== Problem details ==
Line by line, reproduce exactly the beginning of the listing below, ending with the line that contains "2.66, 2.75, 2.83, 3.04, 3.32, 3.45, 3.65, 4.17, 4.17]" and adding nothing.

>> START

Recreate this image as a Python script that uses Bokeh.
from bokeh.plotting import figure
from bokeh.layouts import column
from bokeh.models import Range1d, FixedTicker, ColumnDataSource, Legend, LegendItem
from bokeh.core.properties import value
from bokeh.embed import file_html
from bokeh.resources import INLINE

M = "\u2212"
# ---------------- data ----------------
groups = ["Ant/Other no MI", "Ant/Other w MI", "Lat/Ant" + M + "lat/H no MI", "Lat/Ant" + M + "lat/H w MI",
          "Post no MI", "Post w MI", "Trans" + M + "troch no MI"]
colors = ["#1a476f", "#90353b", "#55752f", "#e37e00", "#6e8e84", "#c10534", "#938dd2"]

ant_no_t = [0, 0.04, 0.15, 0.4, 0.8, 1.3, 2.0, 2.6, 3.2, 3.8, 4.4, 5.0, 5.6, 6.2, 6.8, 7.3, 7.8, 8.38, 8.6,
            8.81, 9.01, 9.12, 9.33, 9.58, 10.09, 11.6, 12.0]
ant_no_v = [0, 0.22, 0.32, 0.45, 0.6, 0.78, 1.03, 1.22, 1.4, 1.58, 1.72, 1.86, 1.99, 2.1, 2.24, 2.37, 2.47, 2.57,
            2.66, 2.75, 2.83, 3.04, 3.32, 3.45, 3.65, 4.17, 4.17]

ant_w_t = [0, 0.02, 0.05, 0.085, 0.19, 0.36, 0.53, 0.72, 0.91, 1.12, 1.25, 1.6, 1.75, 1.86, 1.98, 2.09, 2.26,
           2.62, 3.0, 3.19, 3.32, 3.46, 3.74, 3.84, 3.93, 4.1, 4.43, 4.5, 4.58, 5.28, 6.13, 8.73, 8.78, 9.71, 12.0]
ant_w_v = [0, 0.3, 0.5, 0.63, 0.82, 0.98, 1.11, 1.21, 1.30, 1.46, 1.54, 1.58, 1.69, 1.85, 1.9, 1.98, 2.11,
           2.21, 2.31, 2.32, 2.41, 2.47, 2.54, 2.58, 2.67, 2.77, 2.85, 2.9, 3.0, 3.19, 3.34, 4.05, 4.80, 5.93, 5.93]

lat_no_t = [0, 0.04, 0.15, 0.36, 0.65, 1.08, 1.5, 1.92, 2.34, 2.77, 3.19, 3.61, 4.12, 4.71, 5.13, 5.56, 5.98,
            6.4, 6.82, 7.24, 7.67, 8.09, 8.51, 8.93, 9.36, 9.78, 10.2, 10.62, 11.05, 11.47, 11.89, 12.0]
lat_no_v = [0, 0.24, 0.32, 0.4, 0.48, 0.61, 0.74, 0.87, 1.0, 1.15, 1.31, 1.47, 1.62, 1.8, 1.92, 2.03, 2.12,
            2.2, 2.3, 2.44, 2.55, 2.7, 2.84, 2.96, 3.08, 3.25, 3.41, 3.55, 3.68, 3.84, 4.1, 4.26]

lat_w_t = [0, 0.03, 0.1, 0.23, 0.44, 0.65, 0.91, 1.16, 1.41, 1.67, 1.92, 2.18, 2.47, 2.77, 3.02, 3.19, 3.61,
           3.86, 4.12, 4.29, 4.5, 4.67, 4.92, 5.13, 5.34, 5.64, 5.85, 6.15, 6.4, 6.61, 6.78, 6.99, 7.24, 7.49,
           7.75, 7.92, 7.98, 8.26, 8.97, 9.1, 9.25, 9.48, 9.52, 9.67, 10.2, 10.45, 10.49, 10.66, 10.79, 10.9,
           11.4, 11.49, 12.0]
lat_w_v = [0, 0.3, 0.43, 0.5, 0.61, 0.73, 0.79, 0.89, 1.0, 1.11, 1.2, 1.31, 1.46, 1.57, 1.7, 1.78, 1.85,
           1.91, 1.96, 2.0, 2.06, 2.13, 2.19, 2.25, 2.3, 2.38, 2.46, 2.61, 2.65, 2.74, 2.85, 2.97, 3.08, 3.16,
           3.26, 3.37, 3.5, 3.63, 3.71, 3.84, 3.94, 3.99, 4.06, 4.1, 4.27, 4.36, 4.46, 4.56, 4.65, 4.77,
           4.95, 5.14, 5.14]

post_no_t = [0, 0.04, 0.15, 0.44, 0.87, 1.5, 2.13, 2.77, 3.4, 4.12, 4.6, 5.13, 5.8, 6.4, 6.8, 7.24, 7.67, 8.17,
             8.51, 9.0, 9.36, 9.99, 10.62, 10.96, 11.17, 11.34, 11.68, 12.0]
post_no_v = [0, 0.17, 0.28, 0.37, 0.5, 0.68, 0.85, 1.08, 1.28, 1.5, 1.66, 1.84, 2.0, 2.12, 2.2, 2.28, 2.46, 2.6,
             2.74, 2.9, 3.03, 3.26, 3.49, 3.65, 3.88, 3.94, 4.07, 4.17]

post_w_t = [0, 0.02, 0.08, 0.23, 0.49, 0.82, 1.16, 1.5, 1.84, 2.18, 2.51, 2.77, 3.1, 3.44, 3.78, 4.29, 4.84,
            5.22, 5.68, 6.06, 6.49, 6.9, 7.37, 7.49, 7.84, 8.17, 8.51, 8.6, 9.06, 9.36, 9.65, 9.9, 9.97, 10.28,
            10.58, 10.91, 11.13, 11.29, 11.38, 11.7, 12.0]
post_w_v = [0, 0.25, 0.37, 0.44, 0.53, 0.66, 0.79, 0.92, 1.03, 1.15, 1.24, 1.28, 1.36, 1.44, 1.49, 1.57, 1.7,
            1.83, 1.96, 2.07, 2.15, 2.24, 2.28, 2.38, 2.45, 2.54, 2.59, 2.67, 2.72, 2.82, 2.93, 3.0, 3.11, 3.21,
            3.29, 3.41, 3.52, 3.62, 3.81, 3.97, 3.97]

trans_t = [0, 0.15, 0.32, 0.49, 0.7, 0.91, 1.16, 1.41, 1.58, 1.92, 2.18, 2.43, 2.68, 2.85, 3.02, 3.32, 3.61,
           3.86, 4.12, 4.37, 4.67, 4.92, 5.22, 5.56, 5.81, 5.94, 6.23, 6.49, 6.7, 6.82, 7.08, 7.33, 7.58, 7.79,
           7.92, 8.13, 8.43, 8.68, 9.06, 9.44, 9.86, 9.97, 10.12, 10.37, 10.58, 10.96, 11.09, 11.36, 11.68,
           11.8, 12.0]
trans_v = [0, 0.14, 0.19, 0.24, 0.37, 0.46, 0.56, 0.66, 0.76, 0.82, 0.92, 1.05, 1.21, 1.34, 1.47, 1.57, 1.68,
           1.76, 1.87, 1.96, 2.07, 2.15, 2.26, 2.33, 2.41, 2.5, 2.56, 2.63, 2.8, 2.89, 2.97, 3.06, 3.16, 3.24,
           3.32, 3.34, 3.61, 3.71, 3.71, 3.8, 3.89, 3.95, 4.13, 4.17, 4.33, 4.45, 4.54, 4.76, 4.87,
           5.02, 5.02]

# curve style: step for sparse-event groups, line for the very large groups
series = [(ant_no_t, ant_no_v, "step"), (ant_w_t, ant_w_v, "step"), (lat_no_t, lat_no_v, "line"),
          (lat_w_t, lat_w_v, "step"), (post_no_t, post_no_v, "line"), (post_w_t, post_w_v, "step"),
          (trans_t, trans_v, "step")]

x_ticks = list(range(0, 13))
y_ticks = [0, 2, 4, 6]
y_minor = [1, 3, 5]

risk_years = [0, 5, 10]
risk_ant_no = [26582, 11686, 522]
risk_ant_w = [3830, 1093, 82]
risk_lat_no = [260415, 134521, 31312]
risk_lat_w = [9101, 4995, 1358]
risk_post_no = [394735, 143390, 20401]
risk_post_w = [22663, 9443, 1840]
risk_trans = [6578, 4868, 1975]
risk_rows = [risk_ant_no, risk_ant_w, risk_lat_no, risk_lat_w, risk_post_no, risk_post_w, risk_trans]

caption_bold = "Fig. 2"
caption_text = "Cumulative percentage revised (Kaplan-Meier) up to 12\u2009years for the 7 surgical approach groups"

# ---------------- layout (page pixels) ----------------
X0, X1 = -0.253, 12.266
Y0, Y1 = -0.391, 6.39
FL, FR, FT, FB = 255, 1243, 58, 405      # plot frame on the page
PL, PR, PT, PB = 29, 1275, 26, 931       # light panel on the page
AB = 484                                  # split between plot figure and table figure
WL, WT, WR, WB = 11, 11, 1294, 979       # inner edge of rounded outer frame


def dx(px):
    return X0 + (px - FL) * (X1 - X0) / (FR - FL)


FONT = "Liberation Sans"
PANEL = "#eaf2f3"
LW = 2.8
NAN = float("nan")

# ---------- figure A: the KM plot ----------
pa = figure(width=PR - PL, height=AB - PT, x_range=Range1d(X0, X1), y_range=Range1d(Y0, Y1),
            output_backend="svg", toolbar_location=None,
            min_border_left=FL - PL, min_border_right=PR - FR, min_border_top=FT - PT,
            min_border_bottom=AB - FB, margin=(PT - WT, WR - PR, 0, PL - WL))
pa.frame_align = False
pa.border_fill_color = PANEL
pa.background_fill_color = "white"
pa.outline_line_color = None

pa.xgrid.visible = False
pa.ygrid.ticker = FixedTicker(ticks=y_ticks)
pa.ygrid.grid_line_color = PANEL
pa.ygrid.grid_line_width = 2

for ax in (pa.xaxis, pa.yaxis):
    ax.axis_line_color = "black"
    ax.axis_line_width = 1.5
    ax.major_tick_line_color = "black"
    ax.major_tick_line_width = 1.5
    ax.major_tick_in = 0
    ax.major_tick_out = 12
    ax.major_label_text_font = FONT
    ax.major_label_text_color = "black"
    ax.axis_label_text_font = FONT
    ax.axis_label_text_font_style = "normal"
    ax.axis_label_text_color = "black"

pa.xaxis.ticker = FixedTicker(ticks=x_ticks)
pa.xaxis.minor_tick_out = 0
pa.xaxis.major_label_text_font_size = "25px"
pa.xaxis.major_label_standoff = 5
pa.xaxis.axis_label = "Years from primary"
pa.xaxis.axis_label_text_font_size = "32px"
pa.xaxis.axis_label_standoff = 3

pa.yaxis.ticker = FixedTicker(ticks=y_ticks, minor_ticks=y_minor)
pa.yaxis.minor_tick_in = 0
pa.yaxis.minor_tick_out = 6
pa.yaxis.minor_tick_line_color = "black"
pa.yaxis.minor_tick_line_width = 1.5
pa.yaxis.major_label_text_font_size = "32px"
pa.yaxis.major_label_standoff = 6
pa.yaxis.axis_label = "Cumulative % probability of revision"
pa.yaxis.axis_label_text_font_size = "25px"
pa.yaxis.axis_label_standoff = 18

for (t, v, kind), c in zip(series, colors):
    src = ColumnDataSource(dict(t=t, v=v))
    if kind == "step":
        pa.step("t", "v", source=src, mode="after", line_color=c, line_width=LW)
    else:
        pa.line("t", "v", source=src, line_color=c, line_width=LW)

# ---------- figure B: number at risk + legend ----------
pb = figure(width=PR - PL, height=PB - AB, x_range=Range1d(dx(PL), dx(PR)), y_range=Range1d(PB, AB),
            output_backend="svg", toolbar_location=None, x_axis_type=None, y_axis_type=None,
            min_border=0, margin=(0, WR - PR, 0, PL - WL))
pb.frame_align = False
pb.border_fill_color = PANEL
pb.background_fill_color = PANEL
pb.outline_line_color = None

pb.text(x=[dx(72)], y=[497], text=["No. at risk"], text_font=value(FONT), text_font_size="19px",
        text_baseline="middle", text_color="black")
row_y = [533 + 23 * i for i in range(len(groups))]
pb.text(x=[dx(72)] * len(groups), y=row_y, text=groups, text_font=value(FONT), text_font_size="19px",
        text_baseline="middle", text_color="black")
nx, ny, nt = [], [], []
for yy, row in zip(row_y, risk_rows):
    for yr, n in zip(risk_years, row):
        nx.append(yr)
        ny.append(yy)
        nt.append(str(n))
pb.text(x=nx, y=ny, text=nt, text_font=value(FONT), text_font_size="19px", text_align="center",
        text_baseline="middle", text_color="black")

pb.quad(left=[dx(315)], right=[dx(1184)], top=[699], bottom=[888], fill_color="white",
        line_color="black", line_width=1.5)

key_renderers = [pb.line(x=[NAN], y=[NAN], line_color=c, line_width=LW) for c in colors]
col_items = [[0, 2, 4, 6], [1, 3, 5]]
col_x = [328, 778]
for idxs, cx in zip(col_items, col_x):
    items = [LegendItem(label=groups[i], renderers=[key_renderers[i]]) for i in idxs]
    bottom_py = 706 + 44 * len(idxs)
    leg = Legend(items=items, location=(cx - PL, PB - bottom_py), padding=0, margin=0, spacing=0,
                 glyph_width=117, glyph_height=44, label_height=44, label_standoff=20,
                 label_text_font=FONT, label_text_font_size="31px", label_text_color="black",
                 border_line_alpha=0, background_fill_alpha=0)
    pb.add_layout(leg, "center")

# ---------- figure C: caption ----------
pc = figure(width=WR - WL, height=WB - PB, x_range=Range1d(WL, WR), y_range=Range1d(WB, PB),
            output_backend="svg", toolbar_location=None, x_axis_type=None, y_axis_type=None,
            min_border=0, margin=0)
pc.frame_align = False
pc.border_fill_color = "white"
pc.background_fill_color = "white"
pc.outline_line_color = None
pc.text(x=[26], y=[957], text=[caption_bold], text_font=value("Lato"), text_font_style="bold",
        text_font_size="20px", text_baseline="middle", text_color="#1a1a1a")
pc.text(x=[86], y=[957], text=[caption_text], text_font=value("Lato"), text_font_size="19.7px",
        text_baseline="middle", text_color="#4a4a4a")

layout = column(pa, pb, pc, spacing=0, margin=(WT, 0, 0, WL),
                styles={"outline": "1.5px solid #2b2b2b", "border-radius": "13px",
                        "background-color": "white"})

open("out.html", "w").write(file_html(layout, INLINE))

>> END

== Answer to this exercise ==
Recreate this image as a Python script that uses Bokeh.
from bokeh.plotting import figure
from bokeh.layouts import column
from bokeh.models import Range1d, FixedTicker, ColumnDataSource, Legend, LegendItem
from bokeh.core.properties import value
from bokeh.embed import file_html
from bokeh.resources import INLINE

M = "\u2212"
# ---------------- data ----------------
groups = ["Ant/Other no MI", "Ant/Other w MI", "Lat/Ant" + M + "lat/H no MI", "Lat/Ant" + M + "lat/H w MI",
          "Post no MI", "Post w MI", "Trans" + M + "troch no MI"]
colors = ["#1a476f", "#90353b", "#55752f", "#e37e00", "#6e8e84", "#c10534", "#938dd2"]

ant_no_t = [0, 0.04, 0.15, 0.4, 0.8, 1.3, 2.0, 2.6, 3.2, 3.8, 4.4, 5.0, 5.6, 6.2, 6.8, 7.3, 7.8, 8.38, 8.6,
            8.81, 9.01, 9.12, 9.33, 9.58, 10.09, 11.6, 12.0]
ant_no_v = [0, 0.22, 0.32, 0.45, 0.6, 0.78, 1.03, 1.22, 1.4, 1.58, 1.72, 1.86, 1.99, 2.1, 2.24, 2.37, 2.47, 2.57,
            2.66, 2.75, 2.83, 3.04, 3.32, 3.45, 3.65, 4.17, 4.17]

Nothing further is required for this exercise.